- Born: September 29, 1940 (age 84) New Orleans, Louisiana, U.S.
- Education: Xavier University Preparatory School Xavier University of Louisiana University of Miami School of Law (JD)
- Occupations: Attorney; civic activist;
- Spouses: John Andrew Smith; ; Ernest J. Gaines ​ ​(m. 1993⁠–⁠2019)​
- Children: 4
- Parent(s): René Saulney Anita Prevost Saulney

= Dianne Gaines =

American attorney and civic activist

Dianne Saulney Gaines is an American attorney and civic activist known for her contributions to the legal profession and civil rights advocacy. She is the first Black lawyer elected to the Florida Bar Board of Governors.

== Early life and education==
Dianne Mary Saulney was born in New Orleans, Louisiana, on September 29, 1940, to René Saulney and Anita Prevost Saulney. During her time at Xavier University Preparatory School in 1957, she authored an opinion piece in The Louisiana Weekly discussing racial unrest in the South. She attended Xavier University in New Orleans for her undergraduate studies.

After completing her undergraduate education at Xavier University in 1962, she married John Andrew Smith on July 21, 1962, then embarked on a career in teaching in Miami, Florida at George Washington Carver Junior and Senior High School in Coconut Grove. She left teaching after “[s]uffering a disparate wage system for [B]lack teachers,” who were paid less than White teachers. After the birth of her first child, she became a counselor for the Neighborhood Youth Corp, a federal work-study program aimed at providing employment opportunities to disadvantaged youth.

== Career and advocacy ==
Inspired by the landmark Brown v. Board of Education Supreme Court decision and driven by a desire to fight for civil rights and equality, Gaines decided to pursue a legal education. In 1968, following the passage of the Fair Housing Act, she became the first Black realtor to work for the Keyes Company, the area's largest white-owned realty company, where she helped to integrate some neighborhoods. Her family integrated the Greenbriar subdivision in South Dade in 1970.

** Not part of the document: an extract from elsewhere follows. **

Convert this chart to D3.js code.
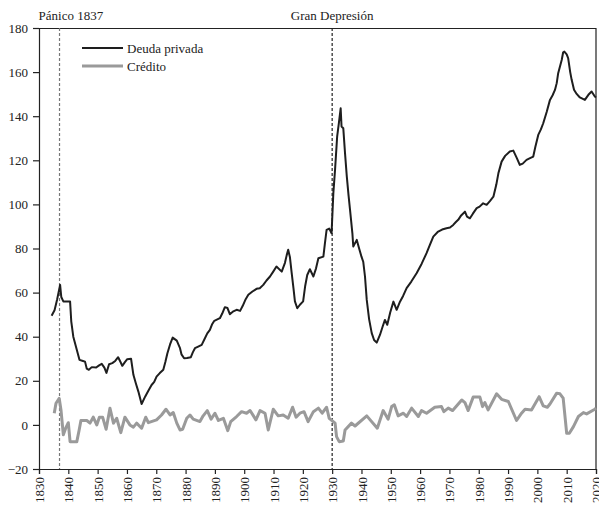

Gaines was also a member of the Panel of American Women, where Black, White, Hispanic, Catholic, Jewish and Protestant women conducted programs on religion, race and culture for schools and organizations in Dade County for 13 years.

In 1977, at the age of 37, Gaines enrolled in the University of Miami School of Law and earned her Juris Doctor degree in 1980. She became a member of The Florida Bar in 1980. Following her graduation, she worked as an assistant county attorney for the Miami-Dade County Attorney's Office as a public finance specialist and bond counsel.

In 1985, Gaines founded the Gwen S. Cherry Black Women Lawyers Association, an organization empowering and supporting Black women in the legal profession by addressing issues of racial and gender discrimination within the legal community and promoting the professional development of Black women attorneys. By 1987, the organization was providing stipends for 10 Black, White and Asian high school students to work as judicial pages with Black women lawyers serving as the students' mentors.

In 1987, Gaines was elected president of the Florida Chapter of the National Bar Association, the Black lawyers' voluntary professional organization. As president, she learned that she held a non-voting seat on the Florida Bar Board of Governors, which inspired her to take a more active role on the Florida Bar Board of Governors.

In 1990, Gaines became the first Black lawyer elected to the Florida Bar Board of Governors, a 51-member board. Gaines was the seventh woman to serve on the board. Gaines was sworn in office June 16, 1990 at the Florida Bar Convention.

In 1991, Gaines served as special counsel to Senator Bob Graham in Washington, D.C. In 1993, Graham named Gaines to chair the Southern District of Florida's Federal Judicial Nominating Commission.

In addition to the above, Gaines was also former vice president of the Black Lawyers Association, former member of the board of directors of the Florida Association of Women Lawyers (Dade County), membership chairperson of the Dade County Bar Association, chair of the board of directors of the City of Miami Off-Street Parking Authority, member of the Bi-racial/Tri-ethnic Advisory Committee to the U.S. District Court, Southern District of Florida, member of the United Way board of Directors, secretary-treasurer of the New Horizons Foundation, and advisory board of St. Francis Xavier School in Overtown Miami.

As of January, 2024, Gaines' Florida Bar status was listed as delinquent and thus not eligible to practice law in Florida.

== Personal life ==
In 1993, Gaines married author Ernest J. Gaines, and eventually moved to Louisiana. She has four children, Jonathan, Maria, Jennifer and Stephen, from an earlier marriage to John Andrew Smith, an artist.